## DIRECTIONS FOR THIS TASK
In this exercise, print only the lines of the records below from the one with "Reproduce this chart with Apache ECharts." through the one with "var font = 'Liberation", inclusive. Pictures are not part of the copy.

Charts and diagrams as code

——

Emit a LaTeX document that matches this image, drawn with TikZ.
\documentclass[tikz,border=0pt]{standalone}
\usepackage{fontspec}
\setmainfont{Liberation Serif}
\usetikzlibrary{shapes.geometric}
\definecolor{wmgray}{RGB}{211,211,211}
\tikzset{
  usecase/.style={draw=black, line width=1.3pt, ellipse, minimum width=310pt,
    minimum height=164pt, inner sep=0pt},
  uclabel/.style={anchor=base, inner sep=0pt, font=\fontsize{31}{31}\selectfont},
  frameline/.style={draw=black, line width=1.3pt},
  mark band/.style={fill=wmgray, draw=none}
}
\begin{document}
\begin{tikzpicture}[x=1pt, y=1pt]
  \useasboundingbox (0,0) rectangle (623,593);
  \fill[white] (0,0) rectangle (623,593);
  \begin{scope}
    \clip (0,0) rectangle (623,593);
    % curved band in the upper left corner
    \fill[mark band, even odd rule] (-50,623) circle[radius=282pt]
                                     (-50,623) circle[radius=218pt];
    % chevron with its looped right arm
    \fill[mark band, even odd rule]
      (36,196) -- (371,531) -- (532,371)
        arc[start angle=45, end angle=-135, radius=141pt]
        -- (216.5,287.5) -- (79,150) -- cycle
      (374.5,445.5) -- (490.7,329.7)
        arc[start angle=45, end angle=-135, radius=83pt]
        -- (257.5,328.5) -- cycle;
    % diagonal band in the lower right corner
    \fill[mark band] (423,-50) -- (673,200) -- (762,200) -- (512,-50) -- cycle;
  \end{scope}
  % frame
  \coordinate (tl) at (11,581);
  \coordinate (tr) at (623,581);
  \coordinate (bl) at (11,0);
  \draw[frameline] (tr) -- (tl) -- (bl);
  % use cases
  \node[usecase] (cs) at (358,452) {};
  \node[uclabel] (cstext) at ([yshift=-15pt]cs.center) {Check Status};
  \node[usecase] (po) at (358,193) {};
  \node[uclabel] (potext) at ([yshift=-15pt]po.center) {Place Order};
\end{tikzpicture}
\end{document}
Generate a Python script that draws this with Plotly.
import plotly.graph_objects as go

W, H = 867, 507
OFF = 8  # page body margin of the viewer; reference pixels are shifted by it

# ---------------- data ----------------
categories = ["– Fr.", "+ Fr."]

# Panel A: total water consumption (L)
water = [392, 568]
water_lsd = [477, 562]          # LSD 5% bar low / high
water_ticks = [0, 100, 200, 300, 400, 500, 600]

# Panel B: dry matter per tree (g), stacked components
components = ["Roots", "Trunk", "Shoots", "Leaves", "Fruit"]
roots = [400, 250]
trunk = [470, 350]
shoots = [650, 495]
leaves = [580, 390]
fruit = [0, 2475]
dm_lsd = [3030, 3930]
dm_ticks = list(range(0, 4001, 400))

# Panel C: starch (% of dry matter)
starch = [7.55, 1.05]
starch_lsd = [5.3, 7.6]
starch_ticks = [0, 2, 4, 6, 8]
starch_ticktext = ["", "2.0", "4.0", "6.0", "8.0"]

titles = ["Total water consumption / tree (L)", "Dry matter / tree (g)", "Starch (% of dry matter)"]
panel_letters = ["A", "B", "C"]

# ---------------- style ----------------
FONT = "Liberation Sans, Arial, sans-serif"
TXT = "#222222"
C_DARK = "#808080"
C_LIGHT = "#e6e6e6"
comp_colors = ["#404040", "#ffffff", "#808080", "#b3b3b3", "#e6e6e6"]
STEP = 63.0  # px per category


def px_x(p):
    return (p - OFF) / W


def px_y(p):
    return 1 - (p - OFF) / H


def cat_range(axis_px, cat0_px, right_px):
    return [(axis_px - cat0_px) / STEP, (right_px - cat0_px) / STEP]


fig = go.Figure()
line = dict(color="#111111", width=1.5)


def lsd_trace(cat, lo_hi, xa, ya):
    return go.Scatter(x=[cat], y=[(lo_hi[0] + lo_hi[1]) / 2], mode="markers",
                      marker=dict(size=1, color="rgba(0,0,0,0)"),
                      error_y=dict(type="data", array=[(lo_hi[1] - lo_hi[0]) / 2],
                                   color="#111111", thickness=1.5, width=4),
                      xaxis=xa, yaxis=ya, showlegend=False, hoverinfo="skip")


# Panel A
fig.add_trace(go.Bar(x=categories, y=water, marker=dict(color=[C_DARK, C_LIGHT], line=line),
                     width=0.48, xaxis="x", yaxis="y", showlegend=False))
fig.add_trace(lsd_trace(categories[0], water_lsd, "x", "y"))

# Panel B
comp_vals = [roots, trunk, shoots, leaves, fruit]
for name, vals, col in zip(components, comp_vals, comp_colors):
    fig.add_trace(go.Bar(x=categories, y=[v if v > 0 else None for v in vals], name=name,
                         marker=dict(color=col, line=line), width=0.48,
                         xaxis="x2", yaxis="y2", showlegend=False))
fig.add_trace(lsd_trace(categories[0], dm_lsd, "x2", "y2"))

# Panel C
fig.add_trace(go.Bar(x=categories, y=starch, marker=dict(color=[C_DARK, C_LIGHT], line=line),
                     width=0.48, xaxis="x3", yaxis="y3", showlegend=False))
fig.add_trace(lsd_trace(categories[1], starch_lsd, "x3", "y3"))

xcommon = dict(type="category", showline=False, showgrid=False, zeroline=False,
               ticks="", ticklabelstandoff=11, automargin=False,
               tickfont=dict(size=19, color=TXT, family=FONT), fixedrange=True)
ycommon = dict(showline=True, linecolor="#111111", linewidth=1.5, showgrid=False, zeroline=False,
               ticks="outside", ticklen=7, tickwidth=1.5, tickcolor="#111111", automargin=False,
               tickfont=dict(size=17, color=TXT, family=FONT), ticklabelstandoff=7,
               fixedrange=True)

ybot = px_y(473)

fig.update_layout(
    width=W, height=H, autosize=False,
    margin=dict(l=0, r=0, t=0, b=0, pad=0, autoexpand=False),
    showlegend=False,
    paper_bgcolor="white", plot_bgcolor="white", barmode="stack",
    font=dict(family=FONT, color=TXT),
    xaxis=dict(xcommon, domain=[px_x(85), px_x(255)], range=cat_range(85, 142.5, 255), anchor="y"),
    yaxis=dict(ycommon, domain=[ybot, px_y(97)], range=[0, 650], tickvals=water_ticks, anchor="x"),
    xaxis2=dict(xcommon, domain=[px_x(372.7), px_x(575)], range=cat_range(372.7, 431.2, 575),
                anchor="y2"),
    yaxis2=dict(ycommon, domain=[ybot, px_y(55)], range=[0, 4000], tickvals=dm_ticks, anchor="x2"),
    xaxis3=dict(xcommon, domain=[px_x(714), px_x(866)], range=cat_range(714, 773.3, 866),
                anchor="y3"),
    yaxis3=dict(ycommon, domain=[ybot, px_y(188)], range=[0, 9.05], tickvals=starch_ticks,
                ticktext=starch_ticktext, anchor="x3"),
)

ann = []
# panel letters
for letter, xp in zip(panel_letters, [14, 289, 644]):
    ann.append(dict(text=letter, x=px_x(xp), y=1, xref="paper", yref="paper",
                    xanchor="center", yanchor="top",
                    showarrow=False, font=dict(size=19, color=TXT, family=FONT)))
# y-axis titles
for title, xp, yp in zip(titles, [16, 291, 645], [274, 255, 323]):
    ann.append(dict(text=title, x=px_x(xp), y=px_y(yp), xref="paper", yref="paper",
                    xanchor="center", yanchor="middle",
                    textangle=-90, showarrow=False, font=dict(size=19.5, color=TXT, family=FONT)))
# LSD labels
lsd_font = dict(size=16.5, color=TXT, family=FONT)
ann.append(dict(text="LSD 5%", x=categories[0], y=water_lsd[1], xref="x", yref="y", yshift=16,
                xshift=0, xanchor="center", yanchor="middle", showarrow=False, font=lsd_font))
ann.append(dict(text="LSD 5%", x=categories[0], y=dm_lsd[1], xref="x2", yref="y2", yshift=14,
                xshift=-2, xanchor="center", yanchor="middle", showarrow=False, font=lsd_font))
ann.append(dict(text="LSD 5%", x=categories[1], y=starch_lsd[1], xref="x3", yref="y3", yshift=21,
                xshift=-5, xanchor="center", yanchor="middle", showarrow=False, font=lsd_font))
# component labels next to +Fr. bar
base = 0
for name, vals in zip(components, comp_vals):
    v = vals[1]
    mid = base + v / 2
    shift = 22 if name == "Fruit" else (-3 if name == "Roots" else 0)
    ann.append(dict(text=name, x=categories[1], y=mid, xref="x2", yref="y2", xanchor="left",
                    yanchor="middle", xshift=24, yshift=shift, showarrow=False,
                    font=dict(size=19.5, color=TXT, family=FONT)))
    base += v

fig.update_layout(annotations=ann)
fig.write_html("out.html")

——

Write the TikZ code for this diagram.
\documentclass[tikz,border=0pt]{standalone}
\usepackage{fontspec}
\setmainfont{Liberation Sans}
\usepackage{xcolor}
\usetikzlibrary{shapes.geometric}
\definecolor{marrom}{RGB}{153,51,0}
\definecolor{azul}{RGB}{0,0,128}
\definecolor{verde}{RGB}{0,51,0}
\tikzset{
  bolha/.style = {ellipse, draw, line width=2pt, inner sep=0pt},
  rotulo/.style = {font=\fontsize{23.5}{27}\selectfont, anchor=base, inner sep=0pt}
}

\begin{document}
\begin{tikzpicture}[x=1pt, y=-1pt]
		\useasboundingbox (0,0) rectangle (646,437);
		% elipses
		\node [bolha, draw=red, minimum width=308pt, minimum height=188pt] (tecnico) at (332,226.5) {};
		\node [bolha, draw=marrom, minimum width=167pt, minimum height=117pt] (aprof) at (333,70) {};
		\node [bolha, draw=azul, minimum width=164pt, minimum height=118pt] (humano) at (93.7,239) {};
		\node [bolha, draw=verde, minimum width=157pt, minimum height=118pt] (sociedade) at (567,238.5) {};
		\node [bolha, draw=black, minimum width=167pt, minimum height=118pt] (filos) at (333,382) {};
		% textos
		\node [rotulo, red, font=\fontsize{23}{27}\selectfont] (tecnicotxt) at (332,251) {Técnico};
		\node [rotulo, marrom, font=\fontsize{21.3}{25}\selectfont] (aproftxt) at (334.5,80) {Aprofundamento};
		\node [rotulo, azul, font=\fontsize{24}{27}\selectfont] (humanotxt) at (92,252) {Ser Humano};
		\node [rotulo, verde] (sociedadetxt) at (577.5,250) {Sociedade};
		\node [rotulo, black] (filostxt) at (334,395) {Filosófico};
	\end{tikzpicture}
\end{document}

——

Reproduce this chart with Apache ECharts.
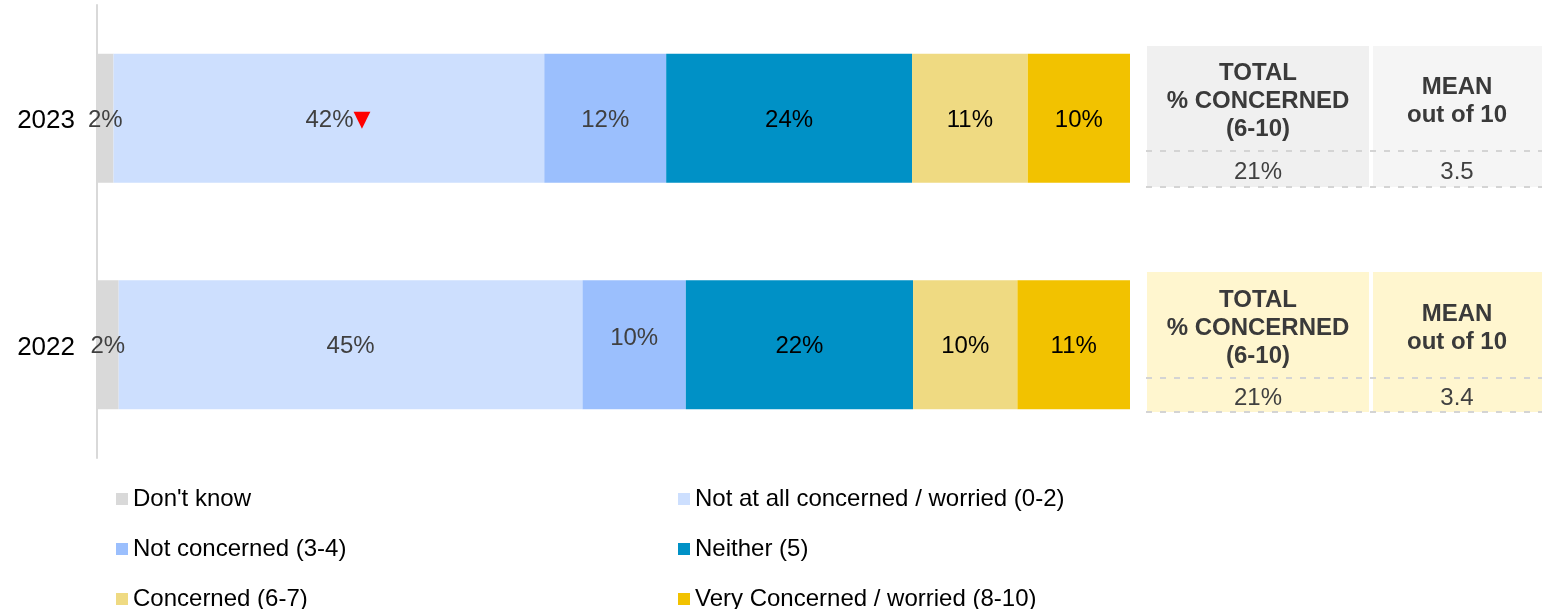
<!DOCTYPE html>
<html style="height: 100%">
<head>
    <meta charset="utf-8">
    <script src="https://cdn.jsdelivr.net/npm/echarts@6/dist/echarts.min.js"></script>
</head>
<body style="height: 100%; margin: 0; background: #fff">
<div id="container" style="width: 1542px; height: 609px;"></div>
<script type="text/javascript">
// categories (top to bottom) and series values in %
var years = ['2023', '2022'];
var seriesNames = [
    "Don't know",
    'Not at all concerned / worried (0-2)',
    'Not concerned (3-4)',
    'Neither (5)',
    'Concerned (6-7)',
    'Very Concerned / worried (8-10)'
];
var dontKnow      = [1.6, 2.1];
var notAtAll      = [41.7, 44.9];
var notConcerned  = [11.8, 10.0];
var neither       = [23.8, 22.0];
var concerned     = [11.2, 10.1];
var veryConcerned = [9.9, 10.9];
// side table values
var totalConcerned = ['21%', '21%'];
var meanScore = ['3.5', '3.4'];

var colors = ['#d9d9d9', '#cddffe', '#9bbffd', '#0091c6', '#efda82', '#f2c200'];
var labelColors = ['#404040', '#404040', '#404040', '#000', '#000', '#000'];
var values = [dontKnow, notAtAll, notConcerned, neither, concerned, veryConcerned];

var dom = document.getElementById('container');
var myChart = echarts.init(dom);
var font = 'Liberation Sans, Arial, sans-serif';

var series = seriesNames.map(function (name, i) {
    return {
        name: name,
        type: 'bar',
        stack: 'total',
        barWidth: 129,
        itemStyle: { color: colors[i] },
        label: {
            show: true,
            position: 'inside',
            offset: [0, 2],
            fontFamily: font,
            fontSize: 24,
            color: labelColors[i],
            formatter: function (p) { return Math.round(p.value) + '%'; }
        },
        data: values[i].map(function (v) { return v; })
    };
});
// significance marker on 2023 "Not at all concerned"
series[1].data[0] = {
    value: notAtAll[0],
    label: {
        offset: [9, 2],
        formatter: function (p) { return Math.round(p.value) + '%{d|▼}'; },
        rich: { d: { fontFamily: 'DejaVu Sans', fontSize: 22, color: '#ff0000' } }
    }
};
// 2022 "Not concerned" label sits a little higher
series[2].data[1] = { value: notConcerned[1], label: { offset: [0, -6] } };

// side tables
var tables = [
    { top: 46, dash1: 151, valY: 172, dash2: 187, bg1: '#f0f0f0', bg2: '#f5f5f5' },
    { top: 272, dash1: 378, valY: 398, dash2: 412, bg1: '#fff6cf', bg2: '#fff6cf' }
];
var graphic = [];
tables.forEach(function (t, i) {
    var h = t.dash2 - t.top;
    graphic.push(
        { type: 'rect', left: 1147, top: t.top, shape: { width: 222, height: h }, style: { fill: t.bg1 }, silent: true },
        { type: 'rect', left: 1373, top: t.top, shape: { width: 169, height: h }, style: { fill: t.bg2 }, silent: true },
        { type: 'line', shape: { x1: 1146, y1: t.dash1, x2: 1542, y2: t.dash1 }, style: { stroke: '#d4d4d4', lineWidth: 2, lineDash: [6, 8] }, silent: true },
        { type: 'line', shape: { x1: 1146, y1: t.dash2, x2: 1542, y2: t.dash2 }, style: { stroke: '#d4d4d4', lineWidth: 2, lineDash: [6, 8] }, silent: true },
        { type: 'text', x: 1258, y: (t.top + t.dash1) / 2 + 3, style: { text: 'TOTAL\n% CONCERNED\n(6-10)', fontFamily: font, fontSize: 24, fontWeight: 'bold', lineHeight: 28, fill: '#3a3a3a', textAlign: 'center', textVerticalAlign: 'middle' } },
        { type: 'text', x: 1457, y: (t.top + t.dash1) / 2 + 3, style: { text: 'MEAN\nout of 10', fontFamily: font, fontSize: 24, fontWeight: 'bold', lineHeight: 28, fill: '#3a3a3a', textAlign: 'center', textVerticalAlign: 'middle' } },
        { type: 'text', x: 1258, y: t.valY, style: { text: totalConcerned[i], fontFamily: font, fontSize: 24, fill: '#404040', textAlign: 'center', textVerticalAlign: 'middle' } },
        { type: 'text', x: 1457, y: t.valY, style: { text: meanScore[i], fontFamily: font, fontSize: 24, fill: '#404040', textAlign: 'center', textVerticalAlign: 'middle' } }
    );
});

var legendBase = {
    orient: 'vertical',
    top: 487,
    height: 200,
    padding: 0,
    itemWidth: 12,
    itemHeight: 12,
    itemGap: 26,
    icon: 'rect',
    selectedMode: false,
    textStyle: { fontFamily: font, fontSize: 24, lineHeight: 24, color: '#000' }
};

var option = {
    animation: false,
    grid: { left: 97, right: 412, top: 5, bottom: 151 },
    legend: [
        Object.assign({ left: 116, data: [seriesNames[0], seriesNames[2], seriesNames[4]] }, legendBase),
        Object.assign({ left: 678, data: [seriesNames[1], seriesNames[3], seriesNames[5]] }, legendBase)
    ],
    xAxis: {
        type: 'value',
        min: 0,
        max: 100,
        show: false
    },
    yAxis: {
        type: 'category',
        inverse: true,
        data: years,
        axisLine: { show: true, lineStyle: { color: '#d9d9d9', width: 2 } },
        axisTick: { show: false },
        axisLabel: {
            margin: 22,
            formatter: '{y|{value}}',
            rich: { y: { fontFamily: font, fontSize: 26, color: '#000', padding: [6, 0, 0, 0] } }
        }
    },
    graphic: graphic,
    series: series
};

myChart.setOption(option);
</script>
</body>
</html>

——

## SOLUTION
Reproduce this chart with Apache ECharts.
<!DOCTYPE html>
<html style="height: 100%">
<head>
    <meta charset="utf-8">
    <script src="https://cdn.jsdelivr.net/npm/echarts@6/dist/echarts.min.js"></script>
</head>
<body style="height: 100%; margin: 0; background: #fff">
<div id="container" style="width: 1542px; height: 609px;"></div>
<script type="text/javascript">
// categories (top to bottom) and series values in %
var years = ['2023', '2022'];
var seriesNames = [
    "Don't know",
    'Not at all concerned / worried (0-2)',
    'Not concerned (3-4)',
    'Neither (5)',
    'Concerned (6-7)',
    'Very Concerned / worried (8-10)'
];
var dontKnow      = [1.6, 2.1];
var notAtAll      = [41.7, 44.9];
var notConcerned  = [11.8, 10.0];
var neither       = [23.8, 22.0];
var concerned     = [11.2, 10.1];
var veryConcerned = [9.9, 10.9];
// side table values
var totalConcerned = ['21%', '21%'];
var meanScore = ['3.5', '3.4'];

var colors = ['#d9d9d9', '#cddffe', '#9bbffd', '#0091c6', '#efda82', '#f2c200'];
var labelColors = ['#404040', '#404040', '#404040', '#000', '#000', '#000'];
var values = [dontKnow, notAtAll, notConcerned, neither, concerned, veryConcerned];

var dom = document.getElementById('container');
var myChart = echarts.init(dom);
var font = 'Liberation Sans, Arial, sans-serif';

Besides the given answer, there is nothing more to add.